Forse qualcuno ricorda i vecchi video di Andrea Diprè, prima che iniziasse la sua discesa agli inferi del trash: all’epoca, parliamo circa del 2012 ma sembra un secolo fa, l’avvocato riusciva ancora a spacciarsi per critico d’arte. Surreale, demenziale certo, ma soltanto un pochino di più dei televenditori di cui Ezio Greggio già faceva la parodia a Drive In negli anni Ottanta. Insomma Diprè vendeva a caro prezzo degli spazi promozionali sui suoi canali satellitari, rivolgendosi ad aspiranti artisti dei quali tesseva lodi sperticate.
E fu allora che vedendo la sua storica intervista al compianto Osvaldo Paniccia, autore del dipinto “Natura morta con gamberi”, ebbi un’illuminazione: io sono Osvaldo Paniccia. Osvaldo Paniccia è tutti noi. Dilettanti di talento, incompetenti determinati, uomini e donne mediamente straordinari o straordinariamente medi, alla ricerca giocosa e disperata di un po’ di visibilità.

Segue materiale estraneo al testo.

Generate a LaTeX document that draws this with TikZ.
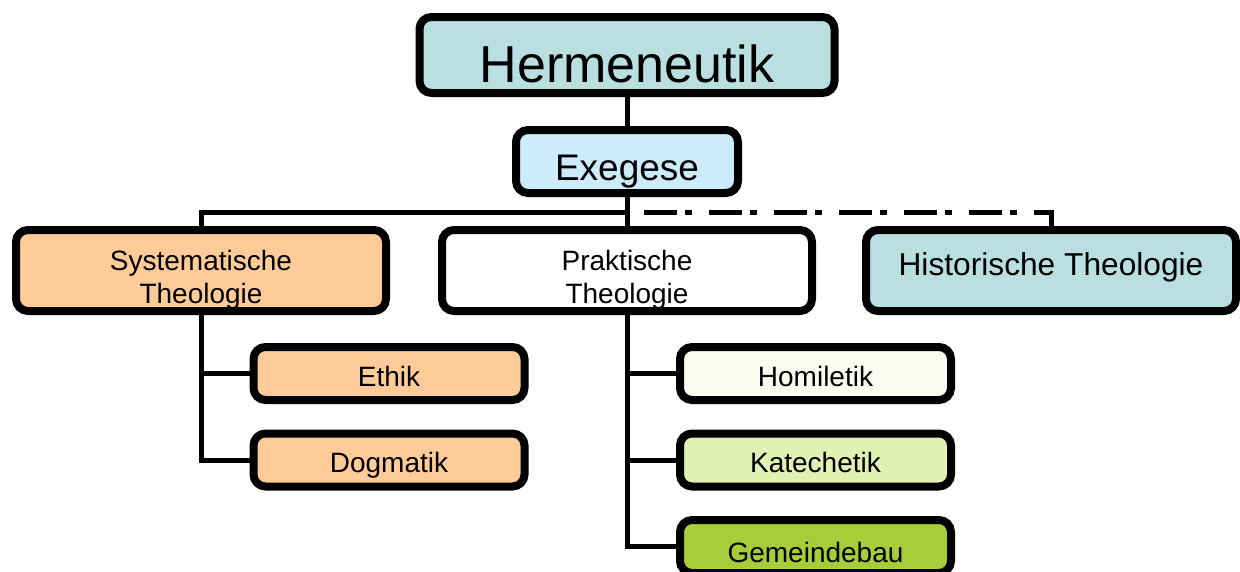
\documentclass[tikz,border=0pt]{standalone}
\usepackage{fontspec}
\setmainfont{Liberation Sans}
\definecolor{hermteal}{RGB}{185,223,225}
\definecolor{exeblue}{RGB}{204,236,252}
\definecolor{syspeach}{RGB}{255,204,153}
\definecolor{homwhite}{RGB}{250,252,240}
\definecolor{katgreen}{RGB}{226,240,180}
\definecolor{gemgreen}{RGB}{166,206,57}
\begin{document}
\begin{tikzpicture}[x=1pt,y=-1pt]
\tikzstyle{every node}=[]
\tikzstyle{box}=[draw, line width=8pt, rounded corners=12pt, inner sep=2pt, font=\fontsize{28}{33}\selectfont, text height=25pt, text depth=0pt]
\tikzstyle{mainbox}=[box, minimum width=370pt, minimum height=81pt]
\tikzstyle{subbox}=[box, minimum width=271pt, minimum height=53pt]
\tikzstyle{link}=[line width=5pt]

\useasboundingbox (0,0) rectangle (1240,571);
\clip (0,0) rectangle (1240,571);

\node[box, fill=hermteal, minimum width=415pt, minimum height=76pt, font=\fontsize{52}{60}\selectfont, text height=54pt] (H) at (627,55) {Hermeneutik};
\node[box, fill=exeblue, minimum width=222pt, minimum height=63pt, font=\fontsize{37}{44}\selectfont, text height=37pt] (E) at (627,161.5) {Exegese};

\node[mainbox, fill=syspeach, align=center, text height=70pt, text depth=5pt] (S) at (201,270.5) {Systematische\\Theologie};
\node[mainbox, fill=white, align=center, text height=70pt, text depth=5pt] (P) at (627,270.5) {Praktische\\Theologie};
\node[mainbox, fill=hermteal, font=\fontsize{31.7}{38}\selectfont, text height=24pt, text depth=15pt] (Hi) at (1051,270.5) {Historische Theologie};

\node[subbox, fill=syspeach] (Et) at (389,373.5) {Ethik};
\node[subbox, fill=syspeach] (Do) at (389,460) {Dogmatik};

\node[subbox, fill=homwhite] (Ho) at (815.5,373.5) {Homiletik};
\node[subbox, fill=katgreen] (K) at (815.5,460) {Katechetik};
\node[subbox, fill=gemgreen, text height=31pt] (G) at (815.5,546.5) {Gemeindebau};

\coordinate (J) at (627,212);

\draw[link] (H) -- (E);
\draw[link] (E) -- (J);
\draw[link] (S.north) |- (J) -- (P.north);
\draw[link, dash pattern=on 33pt off 8pt on 7pt off 17pt, dash phase=48pt] (J) -| (Hi.north);

\draw[link] (S.south) |- (Do.west);
\draw[link] (S.south |- Et.west) -- (Et.west);

\draw[link] (P.south) |- (G.west);
\draw[link] (P.south |- Ho.west) -- (Ho.west);
\draw[link] (P.south |- K.west) -- (K.west);
\end{tikzpicture}
\end{document}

E glielo scrissi, a Diprè. Gli scrissi che lui era la grande allegoria del nostro tempo. La società si era preparata da secoli all’avvento di Andrea Diprè: la sua opera di dissoluzione è insieme un compimento. La sua risposta non tardò: «Mi complimento con Lei per aver colto il senso più profondo della mia missione artistica. La mia, infatti, è l’idea dell’inautentico che diventa autentico».

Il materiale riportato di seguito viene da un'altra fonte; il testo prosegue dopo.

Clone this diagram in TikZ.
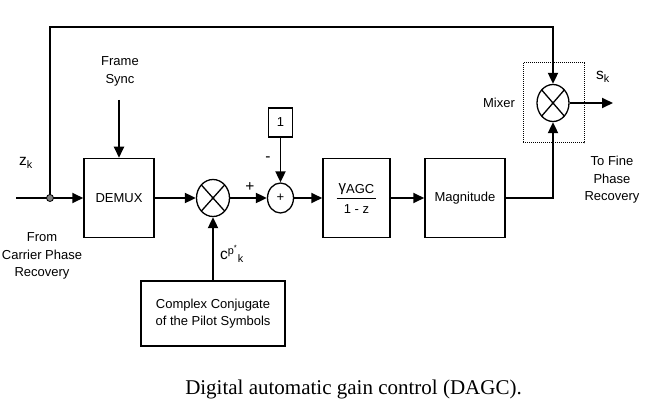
\documentclass[tikz,border=0pt]{standalone}
\usepackage{fontspec}
\setmainfont{Liberation Sans}
\newfontfamily\capfont{Liberation Serif}
\usetikzlibrary{calc, arrows.meta, shapes.geometric}
\tikzset{
	every node/.style={font=\fontsize{13}{17.5}\selectfont, align=center},
	blk/.style={draw, line width=1.5pt, inner sep=0pt},
	mult/.style={draw, ellipse, line width=1.3pt, minimum width=33pt, minimum height=37pt, inner sep=0pt,
		path picture={\draw[line width=1.3pt] (path picture bounding box.north east) -- (path picture bounding box.south west)
			(path picture bounding box.north west) -- (path picture bounding box.south east);}},
	sym/.style={font=\fontsize{15.5}{18}\selectfont},
	wire/.style={line width=1.9pt},
	sig/.style={wire, -{Triangle[length=11pt,width=10pt]}},
}

\begin{document}
\begin{tikzpicture}[x=1pt, y=1pt]
	\useasboundingbox (0,0) rectangle (654,416);
	
%%%%     BLOCS     %%%%
	
	\node[blk, minimum width=70pt, minimum height=79pt] (demux) at (119,218) {DEMUX};
	\node[mult] (m1) at (213,218) {};
	\node[draw, ellipse, line width=1.3pt, minimum width=26pt, minimum height=30pt, inner sep=0pt] (add) at (280.5,218) {+};
	\node[blk, minimum width=24pt, minimum height=29pt] (one) at (280.5,293.5) {1};
	\node[blk, minimum width=67pt, minimum height=79pt] (gain) at (356.5,218)
		{\renewcommand{\arraystretch}{1.25}\begin{tabular}{@{\hspace{2pt}}c@{\hspace{2pt}}}{\fontsize{15}{15}\selectfont γ}\raisebox{-2pt}{AGC}\\\hline 1 - z\end{tabular}};
	\node[blk, minimum width=80pt, minimum height=79pt] (mag) at (465,218) {Magnitude};
	\node[mult, minimum width=32pt] (mix) at (553,313) {};
	\node[draw, densely dotted, line width=1pt, minimum width=61pt, minimum height=80pt] (mixbox) at (553.5,313) {};
	\node[blk, minimum width=144pt, minimum height=65pt] (conj) at (213,102.5) {Complex Conjugate\\of the Pilot Symbols};
	
	% labels
	\node (fsync) at (120,344.5) {Frame\\Sync};
	\node[sym] (zk) at (26,253) {z\textsubscript{k}};
	\node (from) at (42,160) {From\\Carrier Phase\\Recovery};
	\node[sym, anchor=west, inner sep=0pt] (ck) at (220,162) {c\textsuperscript{p\textsuperscript{*}}\textsubscript{k}};
	\node[sym] (plus) at (250,229) {+};
	\node[sym] (minus) at (268,257) {-};
	\node (mixlbl) at (499,313) {Mixer};
	\node[sym] (sk) at (603,339) {s\textsubscript{k}};
	\node (tofine) at (612,236) {To Fine\\Phase\\Recovery};
	\node[font=\capfont\fontsize{21}{24}\selectfont] (cap) at (353.5,27) {Digital automatic gain control (DAGC).};
	
%%%%     LIAISONS     %%%%
	
	\coordinate (in) at (16,218);
	\coordinate (jn) at (50,218);
	\coordinate (fstop) at (119,316);
	\coordinate (tr) at (553,389);
	\coordinate (out) at (613,313);
	
	\draw[wire] (in) -- (jn);
	\draw[sig] (jn) -- (demux);
	\draw[sig] (fstop) -- (demux);
	\draw[sig] (demux) -- (m1);
	\draw[sig] (conj) -- (m1);
	\draw[sig] (m1) -- (add);
	\draw[sig] (one) -- (add);
	\draw[sig] (add) -- (gain);
	\draw[sig] (gain) -- (mag);
	\draw[sig] (mag.east) -| (mix.south);
	\draw[sig] (jn) |- (tr) -- (mix.north);
	\draw[sig] (mix) -- (out);
	
	% point de branchement
	\filldraw[fill=gray, line width=0.8pt] (jn) circle (3.5pt);
	
\end{tikzpicture}
\end{document}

Oracolare come suo solito, l’avvocato aveva certificato la validità della mia intuizione. Ma che cos’era precisamente questa intuizione? Era qualcosa che aveva a che vedere con la storia dell’industria culturale — una radicale trasformazione di cui abbiamo iniziato a renderci conto nell’ultimo decennio ma che in realtà opera da decenni, forse da secoli. E per spiegarlo bene dovrò prenderla molto alla lontana: dall’invenzione della stampa alla critica della società industriale, dal marketing antisistema alla coda lunga.

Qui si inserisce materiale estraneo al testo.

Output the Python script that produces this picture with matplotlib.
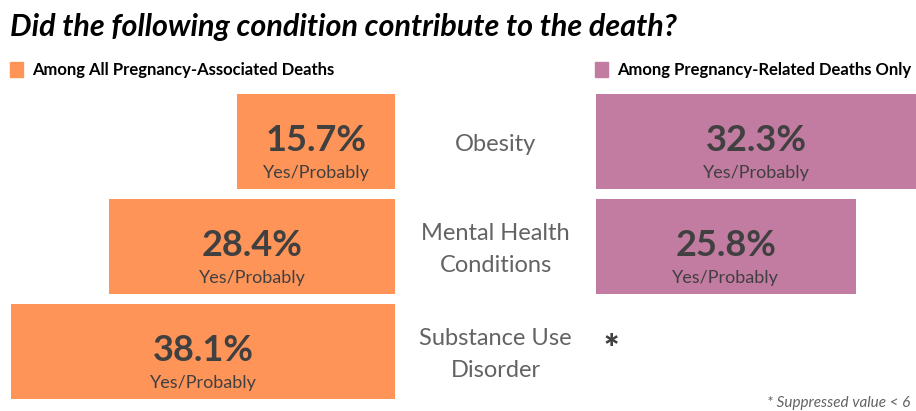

Nessuno poteva prevedere come sarebbero andate le cose. Per qualche secolo, tutto sembrava procedere in maniera lineare: innovazione tecnologica, investimenti crescenti, scale di produzione sempre più grosse e uniformizzazione dei prodotti.
L’industria culturale nasce quando un certo Johann Gutenberg, ingegnoso imprenditore di formazione orafo e coniatore di monete, nel 1450 a Magonza s’associa all’incisore Peter Schöffer e al banchiere Johann Fust per fondare una tipografia, portando con sé due buone idee: il torchio e i caratteri mobili.
Nel 1455, Gutenberg stampa la sua celebre Bibbia latina in 180 copie. Sebbene considerevolmente meno cara di un manoscritto (che all’epoca costava pressappoco come una fattoria) il prezzo comunque elevato di 30 fiorini ne riserva l’acquisto a monasteri, università e borghesi agiati. Negli anni seguenti, tuttavia, la domanda si espande e così diminuiscono i costi di produzione: il circolo è virtuoso. Ai caratteri mobili in legno Gutenberg preferisce presto quelli in piombo, antimonio e stagno, più cari ma anche più resistenti, e perciò ammortizzabili sulle grandi tirature: la stampa raffredda velocemente e resiste meglio alla pressione esercitata dal torchio.